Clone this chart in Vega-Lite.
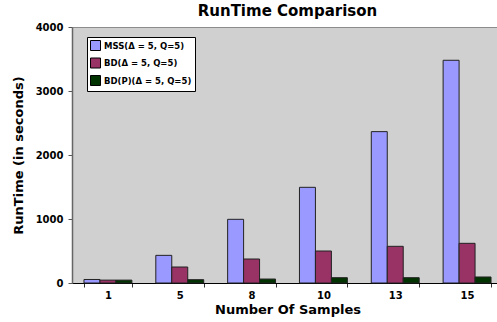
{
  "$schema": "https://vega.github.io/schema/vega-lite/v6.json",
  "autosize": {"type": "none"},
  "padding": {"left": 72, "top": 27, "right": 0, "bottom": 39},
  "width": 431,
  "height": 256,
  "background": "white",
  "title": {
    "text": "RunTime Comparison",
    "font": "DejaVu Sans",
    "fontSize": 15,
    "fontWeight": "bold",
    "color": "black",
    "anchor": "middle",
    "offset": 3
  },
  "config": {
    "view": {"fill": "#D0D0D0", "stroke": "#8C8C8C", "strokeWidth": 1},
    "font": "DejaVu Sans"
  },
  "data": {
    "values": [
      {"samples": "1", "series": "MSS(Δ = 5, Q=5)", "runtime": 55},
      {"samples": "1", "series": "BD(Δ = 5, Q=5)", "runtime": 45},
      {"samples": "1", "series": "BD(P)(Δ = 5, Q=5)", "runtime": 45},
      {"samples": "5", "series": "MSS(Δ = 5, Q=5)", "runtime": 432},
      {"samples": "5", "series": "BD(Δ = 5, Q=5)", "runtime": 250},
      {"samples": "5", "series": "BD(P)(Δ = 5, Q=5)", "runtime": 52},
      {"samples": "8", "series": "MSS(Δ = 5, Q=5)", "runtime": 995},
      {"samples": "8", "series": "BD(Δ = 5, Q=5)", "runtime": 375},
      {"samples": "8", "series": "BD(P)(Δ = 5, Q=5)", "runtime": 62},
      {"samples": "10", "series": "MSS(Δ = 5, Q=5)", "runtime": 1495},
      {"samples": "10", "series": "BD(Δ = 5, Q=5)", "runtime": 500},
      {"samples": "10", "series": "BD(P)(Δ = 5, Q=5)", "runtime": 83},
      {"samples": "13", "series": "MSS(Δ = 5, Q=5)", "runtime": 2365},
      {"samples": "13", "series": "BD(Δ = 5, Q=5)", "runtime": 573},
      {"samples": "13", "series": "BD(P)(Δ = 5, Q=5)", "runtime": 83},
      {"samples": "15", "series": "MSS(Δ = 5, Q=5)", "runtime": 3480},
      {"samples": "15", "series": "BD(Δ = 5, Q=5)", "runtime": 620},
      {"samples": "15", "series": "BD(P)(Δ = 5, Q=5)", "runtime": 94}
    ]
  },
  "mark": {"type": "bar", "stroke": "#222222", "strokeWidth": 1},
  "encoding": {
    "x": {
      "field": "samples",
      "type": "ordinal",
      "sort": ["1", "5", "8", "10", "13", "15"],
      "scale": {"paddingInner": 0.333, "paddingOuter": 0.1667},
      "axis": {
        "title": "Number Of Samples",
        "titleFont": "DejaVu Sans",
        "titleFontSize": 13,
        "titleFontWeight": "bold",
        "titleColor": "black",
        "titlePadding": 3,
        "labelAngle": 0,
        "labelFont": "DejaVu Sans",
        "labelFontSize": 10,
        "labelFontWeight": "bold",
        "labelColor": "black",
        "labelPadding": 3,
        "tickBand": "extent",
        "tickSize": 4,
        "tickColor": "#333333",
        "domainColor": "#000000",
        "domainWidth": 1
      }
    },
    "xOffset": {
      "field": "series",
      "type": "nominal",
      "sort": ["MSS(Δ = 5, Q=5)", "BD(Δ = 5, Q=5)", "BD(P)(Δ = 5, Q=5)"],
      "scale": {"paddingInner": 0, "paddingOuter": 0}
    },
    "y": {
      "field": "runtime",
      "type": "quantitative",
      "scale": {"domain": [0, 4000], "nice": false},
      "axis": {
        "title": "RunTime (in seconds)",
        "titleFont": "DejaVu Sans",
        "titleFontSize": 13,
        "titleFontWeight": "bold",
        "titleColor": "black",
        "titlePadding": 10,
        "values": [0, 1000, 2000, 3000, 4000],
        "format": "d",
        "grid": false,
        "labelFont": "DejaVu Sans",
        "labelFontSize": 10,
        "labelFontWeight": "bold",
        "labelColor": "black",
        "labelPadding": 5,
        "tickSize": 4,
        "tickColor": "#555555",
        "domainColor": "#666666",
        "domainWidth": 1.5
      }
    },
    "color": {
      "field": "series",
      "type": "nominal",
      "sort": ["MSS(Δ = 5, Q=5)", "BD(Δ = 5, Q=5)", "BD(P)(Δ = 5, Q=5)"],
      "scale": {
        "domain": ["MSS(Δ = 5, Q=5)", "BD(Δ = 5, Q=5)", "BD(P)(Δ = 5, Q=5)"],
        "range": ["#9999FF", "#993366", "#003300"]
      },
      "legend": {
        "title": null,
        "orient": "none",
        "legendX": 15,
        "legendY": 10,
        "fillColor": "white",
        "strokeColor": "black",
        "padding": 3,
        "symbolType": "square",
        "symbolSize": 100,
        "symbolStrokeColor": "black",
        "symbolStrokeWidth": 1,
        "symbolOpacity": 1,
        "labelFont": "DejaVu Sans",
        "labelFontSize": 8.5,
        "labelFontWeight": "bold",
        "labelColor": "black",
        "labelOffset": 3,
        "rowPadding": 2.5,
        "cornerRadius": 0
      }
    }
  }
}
-------------------------
**STATED EXERCISE**
Omit the pictures and reproduce the listing exactly.

**REPLY**
Clone this chart in Vega-Lite.
{
  "$schema": "https://vega.github.io/schema/vega-lite/v6.json",
  "autosize": {"type": "none"},
  "padding": {"left": 72, "top": 27, "right": 0, "bottom": 39},
  "width": 431,
  "height": 256,
  "background": "white",
  "title": {
    "text": "RunTime Comparison",
    "font": "DejaVu Sans",
    "fontSize": 15,
    "fontWeight": "bold",
    "color": "black",
    "anchor": "middle",
    "offset": 3
  },
  "config": {
    "view": {"fill": "#D0D0D0", "stroke": "#8C8C8C", "strokeWidth": 1},
    "font": "DejaVu Sans"
  },
  "data": {
    "values": [
      {"samples": "1", "series": "MSS(Δ = 5, Q=5)", "runtime": 55},
      {"samples": "1", "series": "BD(Δ = 5, Q=5)", "runtime": 45},
      {"samples": "1", "series": "BD(P)(Δ = 5, Q=5)", "runtime": 45},
      {"samples": "5", "series": "MSS(Δ = 5, Q=5)", "runtime": 432},
      {"samples": "5", "series": "BD(Δ = 5, Q=5)", "runtime": 250},
      {"samples": "5", "series": "BD(P)(Δ = 5, Q=5)", "runtime": 52},
      {"samples": "8", "series": "MSS(Δ = 5, Q=5)", "runtime": 995},
      {"samples": "8", "series": "BD(Δ = 5, Q=5)", "runtime": 375},
      {"samples": "8", "series": "BD(P)(Δ = 5, Q=5)", "runtime": 62},
      {"samples": "10", "series": "MSS(Δ = 5, Q=5)", "runtime": 1495},
      {"samples": "10", "series": "BD(Δ = 5, Q=5)", "runtime": 500},
      {"samples": "10", "series": "BD(P)(Δ = 5, Q=5)", "runtime": 83},
      {"samples": "13", "series": "MSS(Δ = 5, Q=5)", "runtime": 2365},
      {"samples": "13", "series": "BD(Δ = 5, Q=5)", "runtime": 573},
      {"samples": "13", "series": "BD(P)(Δ = 5, Q=5)", "runtime": 83},
      {"samples": "15", "series": "MSS(Δ = 5, Q=5)", "runtime": 3480},
      {"samples": "15", "series": "BD(Δ = 5, Q=5)", "runtime": 620},
      {"samples": "15", "series": "BD(P)(Δ = 5, Q=5)", "runtime": 94}
    ]
  },
  "mark": {"type": "bar", "stroke": "#222222", "strokeWidth": 1},
  "encoding": {
    "x": {
      "field": "samples",
      "type": "ordinal",
      "sort": ["1", "5", "8", "10", "13", "15"],
      "scale": {"paddingInner": 0.333, "paddingOuter": 0.1667},
      "axis": {
        "title": "Number Of Samples",
        "titleFont": "DejaVu Sans",
        "titleFontSize": 13,
        "titleFontWeight": "bold",
        "titleColor": "black",
        "titlePadding": 3,
        "labelAngle": 0,
        "labelFont": "DejaVu Sans",
        "labelFontSize": 10,
        "labelFontWeight": "bold",
        "labelColor": "black",
        "labelPadding": 3,
        "tickBand": "extent",
        "tickSize": 4,
        "tickColor": "#333333",
        "domainColor": "#000000",
        "domainWidth": 1
      }
    },
    "xOffset": {
      "field": "series",
      "type": "nominal",
      "sort": ["MSS(Δ = 5, Q=5)", "BD(Δ = 5, Q=5)", "BD(P)(Δ = 5, Q=5)"],
      "scale": {"paddingInner": 0, "paddingOuter": 0}
    },
    "y": {
      "field": "runtime",
      "type": "quantitative",
      "scale": {"domain": [0, 4000], "nice": false},
      "axis": {
        "title": "RunTime (in seconds)",
        "titleFont": "DejaVu Sans",
        "titleFontSize": 13,
        "titleFontWeight": "bold",
        "titleColor": "black",
        "titlePadding": 10,
        "values": [0, 1000, 2000, 3000, 4000],
        "format": "d",
        "grid": false,
        "labelFont": "DejaVu Sans",
        "labelFontSize": 10,
        "labelFontWeight": "bold",
        "labelColor": "black",
        "labelPadding": 5,
        "tickSize": 4,
        "tickColor": "#555555",
        "domainColor": "#666666",
        "domainWidth": 1.5
      }
    },
    "color": {
      "field": "series",
      "type": "nominal",
      "sort": ["MSS(Δ = 5, Q=5)", "BD(Δ = 5, Q=5)", "BD(P)(Δ = 5, Q=5)"],
      "scale": {
        "domain": ["MSS(Δ = 5, Q=5)", "BD(Δ = 5, Q=5)", "BD(P)(Δ = 5, Q=5)"],
        "range": ["#9999FF", "#993366", "#003300"]
      },
      "legend": {
        "title": null,
        "orient": "none",
        "legendX": 15,
        "legendY": 10,
        "fillColor": "white",
        "strokeColor": "black",
        "padding": 3,
        "symbolType": "square",
        "symbolSize": 100,
        "symbolStrokeColor": "black",
        "symbolStrokeWidth": 1,
        "symbolOpacity": 1,
        "labelFont": "DejaVu Sans",
        "labelFontSize": 8.5,
        "labelFontWeight": "bold",
        "labelColor": "black",
        "labelOffset": 3,
        "rowPadding": 2.5,
        "cornerRadius": 0
      }
    }
  }
}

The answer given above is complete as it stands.